Tuesday, January 12, 2010

National Youth Day, Swami Vivekananda and Punjab

Greetings on National Youth Day ... a day to commemorate Swami Vivekananda's birthday.

On this occasion, revisiting an account of Swami Ji's visit to Punjab (after his return from World Parliament of Religions in Chicago) where he passionately sings the glory of the land of Punjab, Sikh gurus of the likes of Guru Gobind Singh Ji, Guru Nanak Ji.

Visit is eloquently reported in a very well written article by Jasbir Kaur in the June 97 Issue of Prabuddha Bharat magazine.

Excerpts from article ...

This lion of Vedanta roared and thundered for hours, keeping the Punjabis spellbound and lifting them up to the delectable heights of his mental eminence.

Speaking on the first lecture on ‘Problems Before Us’ the first of his three lectures there, Swami Vivekananda, greeting the brave people of the Punjab, admiring the beauty of the spiritual land of five rivers, and paying tribute to the greatness of Guru Nanak, said:

This is the land, which is held to be the holiest even in holy Aryavarta; this is the Brahmavarta of which our great Manu speaks. This is the land from whence arose that mighty aspiration after the Spirit, may, which in times to come, as history shows, is to deluge the world. This is the land where, like its mighty rivers, spiritual aspirations have arisen and joined their strength, till they traveled over the length and breadth of the world and declared themselves with a voice of thunder. This is the land, which had first to bear the brunt of all inroads and invasions into India; this heroic land had first to bare its bosom to every onslaught of the outer barbarians into Aryavarta. This is the land which, after all its suffering has not yet entirely lost its glory and its strength. Here it was that in later times the gentle Nanak preached his marvelous love for the world. Here it was that his broad heart was opened and his arms outstretched to embrace the whole world, not only of Hindus, but of Mohammedans too.

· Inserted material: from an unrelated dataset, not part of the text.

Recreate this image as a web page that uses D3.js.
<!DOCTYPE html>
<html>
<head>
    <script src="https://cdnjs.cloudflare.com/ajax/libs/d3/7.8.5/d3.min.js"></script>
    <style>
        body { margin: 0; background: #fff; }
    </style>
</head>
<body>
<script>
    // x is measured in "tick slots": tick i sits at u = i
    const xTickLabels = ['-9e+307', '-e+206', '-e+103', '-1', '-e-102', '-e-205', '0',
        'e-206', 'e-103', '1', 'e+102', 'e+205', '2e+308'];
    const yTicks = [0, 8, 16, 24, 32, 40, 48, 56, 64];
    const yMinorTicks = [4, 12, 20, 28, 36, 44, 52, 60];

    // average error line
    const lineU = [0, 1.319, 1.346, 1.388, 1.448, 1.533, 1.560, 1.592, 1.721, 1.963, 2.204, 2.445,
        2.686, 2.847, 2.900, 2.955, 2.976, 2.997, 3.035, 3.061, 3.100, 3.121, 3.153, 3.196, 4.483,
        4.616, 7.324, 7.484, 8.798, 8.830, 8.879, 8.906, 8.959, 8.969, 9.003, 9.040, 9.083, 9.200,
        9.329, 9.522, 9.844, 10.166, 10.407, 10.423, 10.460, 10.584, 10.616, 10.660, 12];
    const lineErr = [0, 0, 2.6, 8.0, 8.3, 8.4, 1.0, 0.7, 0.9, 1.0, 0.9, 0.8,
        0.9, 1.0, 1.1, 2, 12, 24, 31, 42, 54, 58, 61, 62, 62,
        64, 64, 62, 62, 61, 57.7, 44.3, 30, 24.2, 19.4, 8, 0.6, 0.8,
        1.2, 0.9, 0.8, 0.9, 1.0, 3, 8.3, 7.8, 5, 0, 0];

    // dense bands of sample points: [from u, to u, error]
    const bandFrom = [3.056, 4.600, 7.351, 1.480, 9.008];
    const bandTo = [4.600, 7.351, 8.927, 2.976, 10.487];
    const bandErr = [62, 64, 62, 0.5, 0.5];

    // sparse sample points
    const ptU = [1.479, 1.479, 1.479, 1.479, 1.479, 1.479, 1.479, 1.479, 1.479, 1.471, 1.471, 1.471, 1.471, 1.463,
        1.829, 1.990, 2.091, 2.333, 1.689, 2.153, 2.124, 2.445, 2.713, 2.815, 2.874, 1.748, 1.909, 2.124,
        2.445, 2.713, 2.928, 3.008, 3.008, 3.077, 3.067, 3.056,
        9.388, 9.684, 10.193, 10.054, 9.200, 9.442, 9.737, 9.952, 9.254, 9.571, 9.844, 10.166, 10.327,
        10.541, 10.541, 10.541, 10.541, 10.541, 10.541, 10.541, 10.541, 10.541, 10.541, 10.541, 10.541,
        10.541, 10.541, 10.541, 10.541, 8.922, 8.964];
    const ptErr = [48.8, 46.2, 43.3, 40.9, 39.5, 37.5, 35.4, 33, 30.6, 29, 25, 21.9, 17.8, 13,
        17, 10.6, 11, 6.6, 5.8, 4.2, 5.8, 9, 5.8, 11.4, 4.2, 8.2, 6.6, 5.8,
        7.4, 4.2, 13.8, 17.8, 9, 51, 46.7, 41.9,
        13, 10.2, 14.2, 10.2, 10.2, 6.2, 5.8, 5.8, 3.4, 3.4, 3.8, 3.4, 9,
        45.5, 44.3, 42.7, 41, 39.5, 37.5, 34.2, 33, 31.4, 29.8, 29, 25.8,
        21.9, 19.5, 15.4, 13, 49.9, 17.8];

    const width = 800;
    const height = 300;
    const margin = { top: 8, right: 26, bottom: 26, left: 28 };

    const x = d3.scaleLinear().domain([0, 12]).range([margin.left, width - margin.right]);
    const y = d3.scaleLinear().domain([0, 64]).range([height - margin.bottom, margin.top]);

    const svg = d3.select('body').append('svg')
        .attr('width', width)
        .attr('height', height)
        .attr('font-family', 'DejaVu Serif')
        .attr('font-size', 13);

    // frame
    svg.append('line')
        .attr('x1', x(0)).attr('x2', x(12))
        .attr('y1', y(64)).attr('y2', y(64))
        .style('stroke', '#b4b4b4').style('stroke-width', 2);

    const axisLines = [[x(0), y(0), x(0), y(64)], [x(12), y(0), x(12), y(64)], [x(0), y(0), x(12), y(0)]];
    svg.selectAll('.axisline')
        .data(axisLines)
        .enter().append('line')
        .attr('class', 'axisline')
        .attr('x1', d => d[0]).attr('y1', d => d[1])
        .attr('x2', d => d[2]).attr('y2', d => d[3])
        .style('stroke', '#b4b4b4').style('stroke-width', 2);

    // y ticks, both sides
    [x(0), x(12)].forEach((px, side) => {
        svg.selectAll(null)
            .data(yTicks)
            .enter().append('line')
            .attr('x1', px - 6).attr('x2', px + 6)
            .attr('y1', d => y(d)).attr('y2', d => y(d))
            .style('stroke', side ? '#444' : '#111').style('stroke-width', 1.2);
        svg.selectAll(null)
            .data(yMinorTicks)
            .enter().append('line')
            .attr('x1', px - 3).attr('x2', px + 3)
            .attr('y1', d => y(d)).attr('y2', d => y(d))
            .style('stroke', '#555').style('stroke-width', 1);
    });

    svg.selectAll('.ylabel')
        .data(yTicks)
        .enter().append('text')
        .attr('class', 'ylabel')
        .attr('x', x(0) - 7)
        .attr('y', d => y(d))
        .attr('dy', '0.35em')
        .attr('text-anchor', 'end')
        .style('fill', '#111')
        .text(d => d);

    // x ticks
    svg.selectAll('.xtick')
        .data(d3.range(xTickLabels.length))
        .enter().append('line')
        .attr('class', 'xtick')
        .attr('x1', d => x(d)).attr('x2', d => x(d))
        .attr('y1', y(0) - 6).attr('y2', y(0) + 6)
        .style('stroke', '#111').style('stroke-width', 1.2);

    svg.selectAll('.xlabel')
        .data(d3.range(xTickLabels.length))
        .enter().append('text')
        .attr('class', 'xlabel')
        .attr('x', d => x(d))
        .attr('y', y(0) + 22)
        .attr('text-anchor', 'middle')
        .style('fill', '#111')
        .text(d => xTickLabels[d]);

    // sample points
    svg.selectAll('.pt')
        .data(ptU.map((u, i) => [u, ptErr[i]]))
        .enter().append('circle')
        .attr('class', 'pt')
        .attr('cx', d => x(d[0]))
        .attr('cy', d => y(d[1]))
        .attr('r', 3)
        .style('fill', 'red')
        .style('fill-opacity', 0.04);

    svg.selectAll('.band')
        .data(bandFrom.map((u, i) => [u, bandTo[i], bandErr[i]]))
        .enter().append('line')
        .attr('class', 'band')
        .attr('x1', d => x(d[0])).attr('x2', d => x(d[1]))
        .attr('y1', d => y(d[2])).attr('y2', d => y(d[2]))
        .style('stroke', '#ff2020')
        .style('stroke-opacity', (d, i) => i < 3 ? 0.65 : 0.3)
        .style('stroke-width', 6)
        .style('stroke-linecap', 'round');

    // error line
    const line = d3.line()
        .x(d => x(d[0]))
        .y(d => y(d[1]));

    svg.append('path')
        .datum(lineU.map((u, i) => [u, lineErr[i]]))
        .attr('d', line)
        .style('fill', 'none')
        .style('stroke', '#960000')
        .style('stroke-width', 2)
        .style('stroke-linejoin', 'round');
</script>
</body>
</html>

And then pointing out as to who is a true Hindu ...

Mark me, then and then alone you are a Hindu when the very name sends through you a galvanic shock of strength. Then and then alone you are a Hindu when every man who bears name from any country, speaking your language or any other language, becomes at once the nearest and the dearest to you. Then and then alone you are a Hindu when the distress of anyone bearing that name comes to your heart and makes you fell as if your own son were in distress. Then and then alone you a Hindu when you will be ready to give up everything for them, like the great example… of Guru Govind Singh… You might see thousands of defects in your countrymen, but mark their Hindu blood. They are the first Gods you will have to worship even if they do everything to hurt you, even if everyone of them send out a curse to you, you send out to them words of love.

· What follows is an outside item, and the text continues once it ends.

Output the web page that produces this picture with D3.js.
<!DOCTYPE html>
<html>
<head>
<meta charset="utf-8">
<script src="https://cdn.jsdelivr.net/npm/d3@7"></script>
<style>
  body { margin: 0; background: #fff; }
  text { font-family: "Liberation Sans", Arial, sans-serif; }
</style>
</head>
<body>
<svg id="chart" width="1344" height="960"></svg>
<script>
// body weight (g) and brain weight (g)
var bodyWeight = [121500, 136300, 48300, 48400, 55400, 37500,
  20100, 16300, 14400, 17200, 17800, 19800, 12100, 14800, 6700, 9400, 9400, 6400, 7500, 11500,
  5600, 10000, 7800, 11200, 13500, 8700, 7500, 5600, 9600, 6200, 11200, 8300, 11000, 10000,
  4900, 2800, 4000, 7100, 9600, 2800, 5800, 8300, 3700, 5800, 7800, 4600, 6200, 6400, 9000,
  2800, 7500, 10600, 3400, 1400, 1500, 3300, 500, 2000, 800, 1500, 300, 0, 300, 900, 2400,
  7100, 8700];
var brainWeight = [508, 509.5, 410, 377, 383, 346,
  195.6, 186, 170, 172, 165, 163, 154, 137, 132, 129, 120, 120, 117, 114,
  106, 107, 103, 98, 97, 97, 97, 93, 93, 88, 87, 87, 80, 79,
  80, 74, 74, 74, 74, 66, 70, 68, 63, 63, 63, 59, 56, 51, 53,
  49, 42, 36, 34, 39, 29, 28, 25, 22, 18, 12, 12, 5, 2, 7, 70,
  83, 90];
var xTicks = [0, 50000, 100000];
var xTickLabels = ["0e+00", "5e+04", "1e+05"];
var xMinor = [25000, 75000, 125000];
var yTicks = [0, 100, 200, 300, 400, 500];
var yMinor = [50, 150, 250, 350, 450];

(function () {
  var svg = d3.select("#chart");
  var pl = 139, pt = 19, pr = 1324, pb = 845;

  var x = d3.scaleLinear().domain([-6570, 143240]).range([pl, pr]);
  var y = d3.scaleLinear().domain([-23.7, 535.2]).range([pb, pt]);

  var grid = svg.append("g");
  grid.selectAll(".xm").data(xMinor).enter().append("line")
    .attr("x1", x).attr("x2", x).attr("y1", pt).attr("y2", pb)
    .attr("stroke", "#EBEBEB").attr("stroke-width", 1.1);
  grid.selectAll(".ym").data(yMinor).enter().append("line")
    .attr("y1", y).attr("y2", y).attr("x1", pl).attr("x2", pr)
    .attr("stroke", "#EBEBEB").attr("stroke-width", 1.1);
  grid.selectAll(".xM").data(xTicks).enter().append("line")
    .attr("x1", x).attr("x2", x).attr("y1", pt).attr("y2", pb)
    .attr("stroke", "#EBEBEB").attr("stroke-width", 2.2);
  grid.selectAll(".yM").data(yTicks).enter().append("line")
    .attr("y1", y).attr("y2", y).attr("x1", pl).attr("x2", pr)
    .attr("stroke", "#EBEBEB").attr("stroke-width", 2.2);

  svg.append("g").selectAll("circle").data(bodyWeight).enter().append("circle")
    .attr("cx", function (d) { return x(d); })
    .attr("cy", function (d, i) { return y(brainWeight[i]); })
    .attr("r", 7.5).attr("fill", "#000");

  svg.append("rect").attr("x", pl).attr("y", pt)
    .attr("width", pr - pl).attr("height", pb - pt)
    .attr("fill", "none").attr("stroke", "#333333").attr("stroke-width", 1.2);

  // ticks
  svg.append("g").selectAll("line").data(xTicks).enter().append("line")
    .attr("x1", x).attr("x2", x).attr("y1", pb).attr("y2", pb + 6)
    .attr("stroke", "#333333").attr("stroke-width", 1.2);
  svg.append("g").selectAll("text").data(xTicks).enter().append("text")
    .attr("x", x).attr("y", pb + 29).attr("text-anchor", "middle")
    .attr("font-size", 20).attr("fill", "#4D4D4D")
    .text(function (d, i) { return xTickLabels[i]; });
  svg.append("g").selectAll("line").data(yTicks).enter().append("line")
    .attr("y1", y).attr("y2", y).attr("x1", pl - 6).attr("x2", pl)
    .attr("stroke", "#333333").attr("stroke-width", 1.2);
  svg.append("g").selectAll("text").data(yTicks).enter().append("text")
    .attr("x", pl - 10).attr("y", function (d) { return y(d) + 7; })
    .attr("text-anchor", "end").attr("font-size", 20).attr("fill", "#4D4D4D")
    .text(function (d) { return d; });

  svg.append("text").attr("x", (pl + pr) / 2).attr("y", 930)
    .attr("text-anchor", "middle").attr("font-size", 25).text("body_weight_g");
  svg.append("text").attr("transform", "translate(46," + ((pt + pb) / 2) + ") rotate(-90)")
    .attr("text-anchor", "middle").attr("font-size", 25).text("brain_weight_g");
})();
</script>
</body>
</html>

In the second lecture on ‘Bhakti’ delivered on 9 November 1897, Swamiji likened Bhakti to a triangle of which the first angle was that love knew no want and the second that love knew no fear. Love for reward & for return service of any kind was the beggar’s religion, the shopkeeper’s religion with very little religion in it. People should not behave like beggars because in the first place beggary is a sign of atheism. Foolish indeed is the man who living on the banks of the Ganga digs a little well to drink water. So is the man who begs material objects from God.

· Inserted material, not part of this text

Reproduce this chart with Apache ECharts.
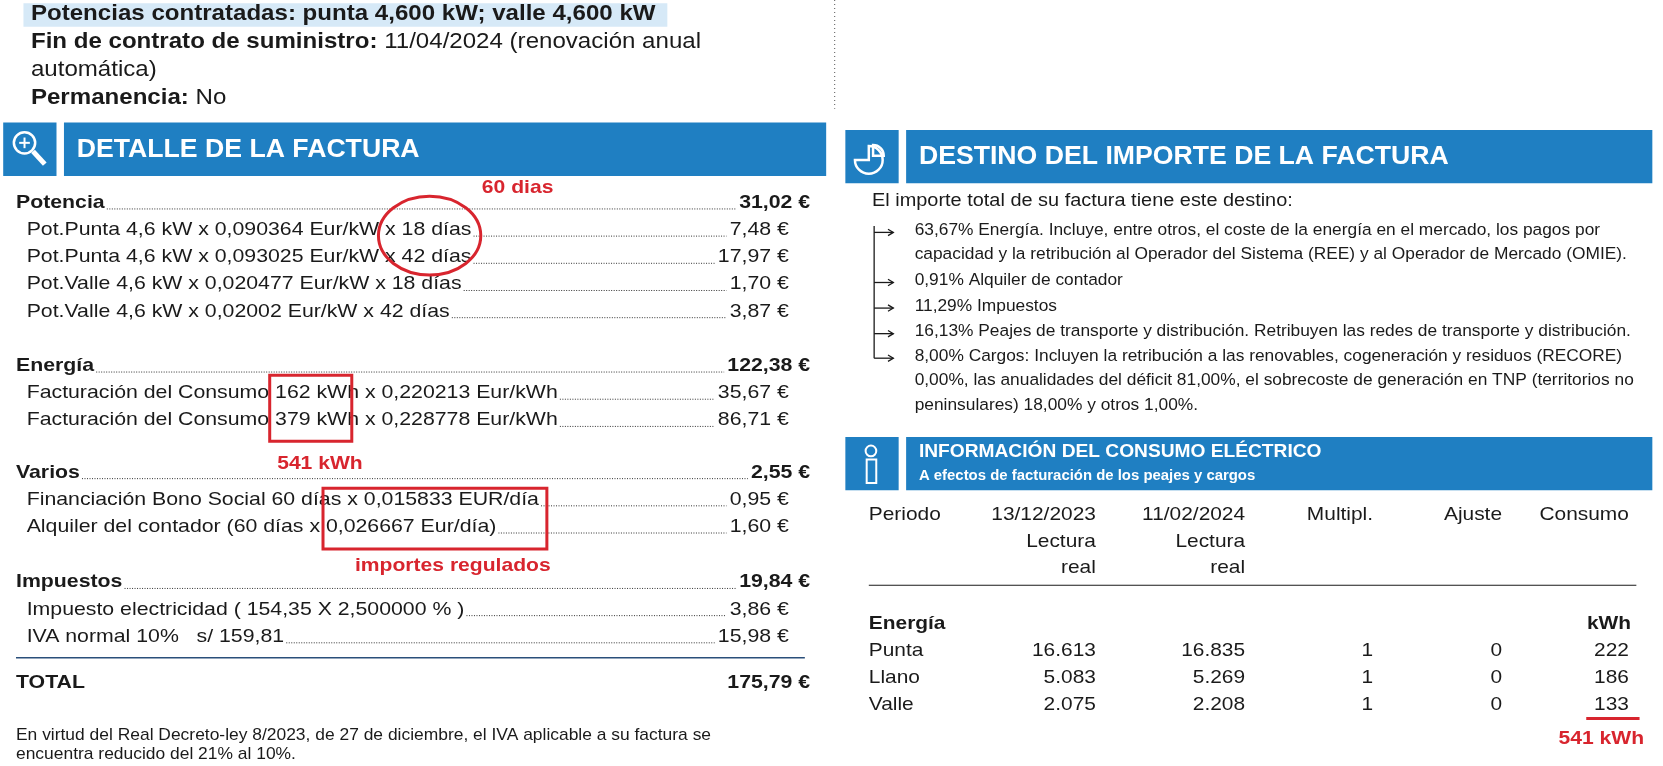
<!DOCTYPE html>
<html><head><meta charset="utf-8">
<script src="https://cdn.jsdelivr.net/npm/echarts@6/dist/echarts.min.js"></script>
<style>html,body{margin:0;background:#fff}#c{width:1663px;height:766px}</style>
</head><body><div id="c"></div>
<script>
// ---- data ----
const topLines = [
  ["Potencias contratadas: punta 4,600 kW; valle 4,600 kW", ""],
  ["Fin de contrato de suministro:", " 11/04/2024 (renovación anual"],
  ["", "automática)"],
  ["Permanencia:", " No"]
];
const detailSections = [
  {title:"Potencia", total:"31,02 €", y:190, items:[
    ["Pot.Punta 4,6 kW x 0,090364 Eur/kW x 18 días","7,48 €"],
    ["Pot.Punta 4,6 kW x 0,093025 Eur/kW x 42 días","17,97 €"],
    ["Pot.Valle 4,6 kW x 0,020477 Eur/kW x 18 días","1,70 €"],
    ["Pot.Valle 4,6 kW x 0,02002 Eur/kW x 42 días","3,87 €"]]},
  {title:"Energía", total:"122,38 €", y:343, items:[
    ["Facturación del Consumo 162 kWh x 0,220213 Eur/kWh","35,67 €"],
    ["Facturación del Consumo 379 kWh x 0,228778 Eur/kWh","86,71 €"]]},
  {title:"Varios", total:"2,55 €", y:443, items:[
    ["Financiación Bono Social 60 días x 0,015833 EUR/día","0,95 €"],
    ["Alquiler del contador (60 días x 0,026667 Eur/día)","1,60 €"]]},
  {title:"Impuestos", total:"19,84 €", y:546, items:[
    ["Impuesto electricidad ( 154,35 X 2,500000 % )","3,86 €"],
    ["IVA normal 10%   s/ 159,81","15,98 €"]]}
];
const totalLabel = "TOTAL", totalValue = "175,79 €";
const footer = ["En virtud del Real Decreto-ley 8/2023, de 27 de diciembre, el IVA aplicable a su factura se",
                "encuentra reducido del 21% al 10%."];
const destIntro = "El importe total de su factura tiene este destino:";
const destLines = [
  [true,"63,67% Energía. Incluye, entre otros, el coste de la energía en el mercado, los pagos por"],
  [false,"capacidad y la retribución al Operador del Sistema (REE) y al Operador de Mercado (OMIE)."],
  [true,"0,91% Alquiler de contador"],
  [true,"11,29% Impuestos"],
  [true,"16,13% Peajes de transporte y distribución. Retribuyen las redes de transporte y distribución."],
  [true,"8,00% Cargos: Incluyen la retribución a las renovables, cogeneración y residuos (RECORE)"],
  [false,"0,00%, las anualidades del déficit 81,00%, el sobrecoste de generación en TNP (territorios no"],
  [false,"peninsulares) 18,00% y otros 1,00%."]
];
const tableHead = [["Periodo","",""],["13/12/2023","Lectura","real"],["11/02/2024","Lectura","real"],["Multipl.","",""],["Ajuste","",""],["Consumo","",""]];
const periods = ["Punta","Llano","Valle"];
const lectura1 = ["16.613","5.083","2.075"];
const lectura2 = ["16.835","5.269","2.208"];
const multipl = ["1","1","1"];
const ajuste = ["0","0","0"];
const consumo = ["222","186","133"];
const annotations = ["60 dias","541 kWh","importes regulados","541 kWh"];

// ---- drawing ----
const k = 1663/1560;
const S = v => v*k;
const FONT = "Liberation Sans, Arial, sans-serif";
const BLUE = "#1f7fc2", DARK="#1a1a1a", RED="#d8252e";
const cv = document.createElement('canvas').getContext('2d');
function tw(t, size, bold, sx){cv.font=(bold?"bold ":"")+S(size)+"px "+FONT;return cv.measureText(t).width/k*(sx||1);}
const g = [];
function txt(x,y,t,size,opt={}){
  g.push({type:'text',x:S(x),y:S(y),scaleX:opt.sx||1,style:{x:0,y:0,text:t,fill:opt.fill||DARK,font:(opt.bold?"bold ":"")+S(size)+"px "+FONT,
    textAlign:opt.align||'left',textVerticalAlign:'middle'}});
}
function line(x1,y1,x2,y2,opt={}){
  g.push({type:'line',shape:{x1:S(x1),y1:S(y1),x2:S(x2),y2:S(y2)},style:{stroke:opt.stroke||DARK,lineWidth:opt.w||1,lineDash:opt.dash||null}});
}
function rect(x,y,w,h,opt){g.push({type:'rect',shape:{x:S(x),y:S(y),width:S(w),height:S(h)},style:opt});}

// top
const TS=20, TX=1.13;
rect(22,3,604,22,{fill:'#d6e9f7'});
topLines.forEach((l,i)=>{
  const y=13+i*26.5;
  txt(29,y,l[0],TS,{bold:true,sx:TX});
  txt(29+tw(l[0],TS,true,TX),y,l[1],TS,{sx:TX});
});
line(783,0,783,102,{stroke:'#555',dash:[1,3]});

// headers
function header(ix,iy,bx,bw,h,title,size){
  rect(ix,iy,50,h,{fill:BLUE});rect(bx,iy,bw,h,{fill:BLUE});
  txt(bx+12,iy+h/2,title,size,{bold:true,fill:'#fff'});
}
header(3,115,60,715,50,"DETALLE DE LA FACTURA",25);
g.push({type:'circle',shape:{cx:S(23),cy:S(134),r:S(10)},style:{stroke:'#fff',lineWidth:2.5,fill:null}});
line(31,142,42,154,{stroke:'#fff',w:5});line(18,134,28,134,{stroke:'#fff',w:2});line(23,129,23,139,{stroke:'#fff',w:2});
header(793,122,850,700,50,"DESTINO DEL IMPORTE DE LA FACTURA",25);
g.push({type:'sector',shape:{cx:S(815),cy:S(150),r:S(13),r0:0,startAngle:-Math.PI/2,endAngle:Math.PI},style:{stroke:'#fff',lineWidth:2.5,fill:null}});
g.push({type:'sector',shape:{cx:S(819),cy:S(146),r:S(10),r0:0,startAngle:-Math.PI/2,endAngle:0},style:{stroke:'#fff',lineWidth:2.5,fill:null}});
rect(793,410,50,50,{fill:BLUE});rect(850,410,700,50,{fill:BLUE});
txt(862,424,"INFORMACIÓN DEL CONSUMO ELÉCTRICO",18,{bold:true,fill:'#fff'});
txt(862,446,"A efectos de facturación de los peajes y cargos",14,{bold:true,fill:'#fff'});
g.push({type:'circle',shape:{cx:S(817),cy:S(423),r:S(5)},style:{stroke:'#fff',lineWidth:2,fill:null}});
rect(813,431,9,22,{fill:null,stroke:'#fff',lineWidth:2});

// detail rows
const BS=18, BX=1.11;
function leader(x1,x2,y){ if(x2>x1+4) line(x1+2,y+6,x2-3,y+6,{dash:[1,1.5],stroke:'#333'}); }
detailSections.forEach(sec=>{
  txt(15,sec.y,sec.title,BS,{bold:true,sx:BX});
  txt(760,sec.y,sec.total,BS,{bold:true,align:'right',sx:BX});
  leader(15+tw(sec.title,BS,true,BX), 760-tw(sec.total,BS,true,BX), sec.y);
  sec.items.forEach((it,i)=>{
    const y=sec.y+25.5*(i+1);
    txt(25,y,it[0],BS,{sx:BX});
    txt(740,y,it[1],BS,{align:'right',sx:BX});
    leader(25+tw(it[0],BS,false,BX), 740-tw(it[1],BS,false,BX), y);
  });
});
line(15,617,755,617,{stroke:'#2a4f7a',w:1.5});
txt(15,640,totalLabel,BS,{bold:true,sx:BX});
txt(760,640,totalValue,BS,{bold:true,align:'right',sx:BX});
footer.forEach((f,i)=>txt(15,690+i*18,f,15,{sx:1.09}));

// annotations
const AS=18, AX=1.1;
g.push({type:'ellipse',shape:{cx:S(403),cy:S(221),rx:S(48),ry:S(37)},style:{stroke:RED,lineWidth:3,fill:null}});
txt(452,176,annotations[0],AS,{bold:true,fill:RED,sx:AX});
rect(253,352,77,62,{fill:null,stroke:RED,lineWidth:3});
txt(260,435,annotations[1],AS,{bold:true,fill:RED,sx:AX});
rect(303,458,210,57,{fill:null,stroke:RED,lineWidth:3});
txt(333,531,annotations[2],AS,{bold:true,fill:RED,sx:AX});

// destino
txt(818,189,destIntro,17,{sx:1.1});
let ys=[218,241,265,289,313,336,359,382];
line(820,212,820,336,{w:1.3});
destLines.forEach((d,i)=>{
  if(d[0]){line(820,ys[i],838,ys[i],{w:1.3});
    g.push({type:'polyline',shape:{points:[[S(833),S(ys[i]-3)],[S(838),S(ys[i])],[S(833),S(ys[i]+3)]]},style:{stroke:DARK,lineWidth:1.3,fill:null}});}
  txt(858,ys[i]-2,d[1],15.5,{sx:1.05});
});

// table
const TBS=18, TBX=1.09;
const colX=[815,1028,1168,1288,1409,1528];
tableHead.forEach((h,i)=>h.forEach((t,j)=>{ if(t) txt(colX[i],483+j*25,t,TBS,{align:i==0?'left':'right',sx:TBX}); }));
line(815,549,1535,549,{w:1.2});
txt(815,585,"Energía",TBS,{bold:true,sx:TBX});
txt(1530,585,"kWh",TBS,{bold:true,align:'right',sx:TBX});
periods.forEach((p,i)=>{
  const y=610+i*25.5;
  txt(815,y,p,TBS,{sx:TBX});
  [lectura1,lectura2,multipl,ajuste,consumo].forEach((arr,j)=>txt(colX[j+1],y,arr[i],TBS,{align:'right',sx:TBX}));
});
line(1488,674,1538,674,{stroke:RED,w:3});
txt(1462,693,annotations[3],AS,{bold:true,fill:RED,sx:AX});

const chart = echarts.init(document.getElementById('c'));
chart.setOption({animation:false,graphic:{elements:g}});
</script></body></html>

In his third lecture on ‘Vedanta’, delivered on 12 November 1897, Swamiji made an impassioned appeal for making Vedanta practical, for bringing it out of caves and forests where it so long existed as rahasya (secret) and making it applicable to the everyday life of the people. According to Tirtham Goswami,

“..this lasted for full two and a half hours. The listeners were so deeply engrossed and it created such an atmosphere that all ideas of home and space were lost. At times one reached the stage of realization of absolute abheda (non-difference) between oneself and the cosmic Atman. It struck at the roots of ego and pride itself. In short, it was such a good success as you come by once in a way”.